# Fel Dwarves



## NoiseMarine (Jun 8, 2008)

this is my first try at a WHFB based story iv alrdy started my 1st 40k story and it seems pretty good to me so im gonna take a crack at Fantasy enjoy... hopefully:biggrin:

Haraakun and Moortaar both of them chaos dwarves leading a warband of beastmen and other foul things, they looked all around them the great forest this place was called by the weak men of the south, They stood on a hill in the middle of the forest their warband beneath them, they were looking at a fortified town to the south. They were going to add it to their growing list of small towns they were gaining repuation and their band grew day by day with more every night.

"Haaaa!!!! alright you mangy dogs lets get a move on we got a city to burn!!!!" Harakuun roared to the assembled horde to thunderous roars, the town was likely alerted to the noise already and knew they were coming Haakun thought... eh no matter we will destroy them, all of them...

"Break that damn gate you weaklings!!!!" Moortaar roared only a handful of beastmen had fallen these archers were weaklings if they could be called archers. Suddenly the gate broke open and the horde flooded into the town burning and killing all in their way, he began to laugh weak southerners, "Burn them all!!!!! take their flesh it will feed us and take their heads add them to the collection!!!!!" he roared.

Harakuun roared "come on lord of the manor defend your people you mangy dog!!!!!" he said laughing, The noble charged him defineitely not a good swordsmen he chopped his hand off with his feared axe possessed by daemons it was forged in the deepest mountains, its obsidian edge sliced through his wrist with ease, and then kicked em in the stones likely crushing them to a bloody pulp and making him squeel like a little pig. 

He savored the sound before chopping him from his shoulder all the way through his groin and into the dirt, (so as to save the head), after decapitating the head he put the severed cranium to his ever more gruesome banner 5 rotting heads crowned it all from town nobles, and the huge stack heads from the soldiers and civilians they killed to many to count. Harakuun smiled at the ever growing banner six now and a good 50 had been added to the pile.
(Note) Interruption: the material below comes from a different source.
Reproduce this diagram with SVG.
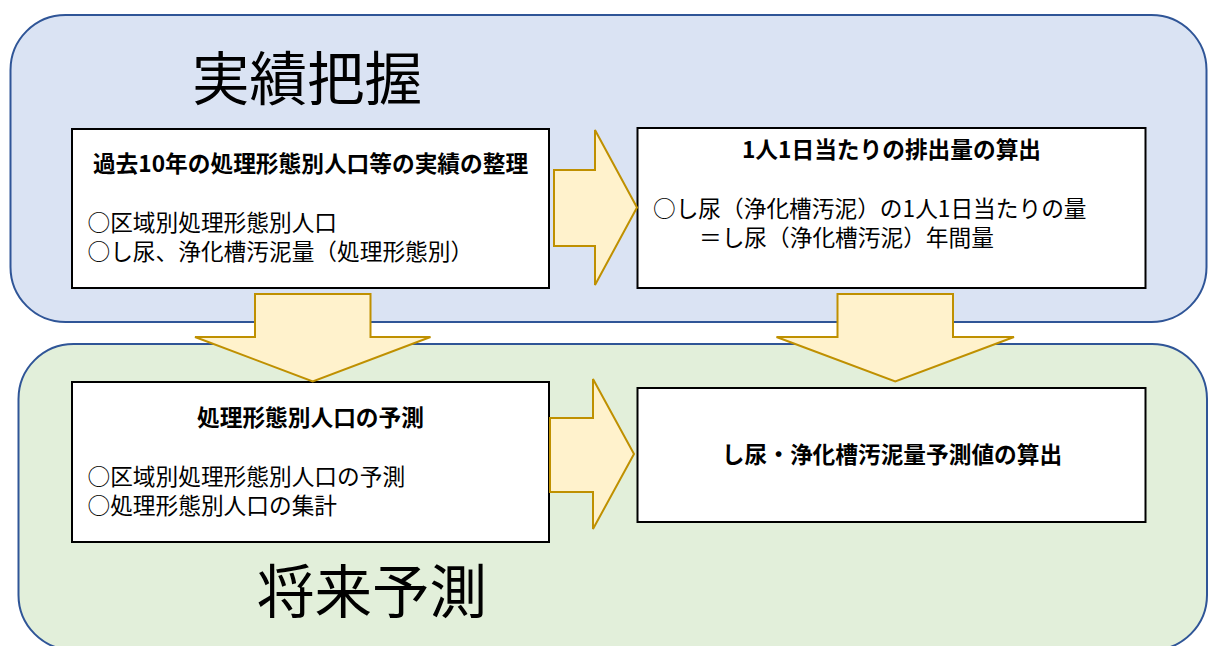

how was it good, bad, ugly? tell me. comments welcome :biggrin:


----------



## NoiseMarine (Jun 8, 2008)

come on atleast tell me if it sucked :cray:


----------



## mgtymouze (Dec 7, 2007)

Not a bad concept for a story, though it seems somewhat choppy. Punctuation may help some. Keep working on it.


----------



## NoiseMarine (Jun 8, 2008)

i know it felt choppy writing it, ill se if i can improve it in a few days or maybe start a new one about something else


----------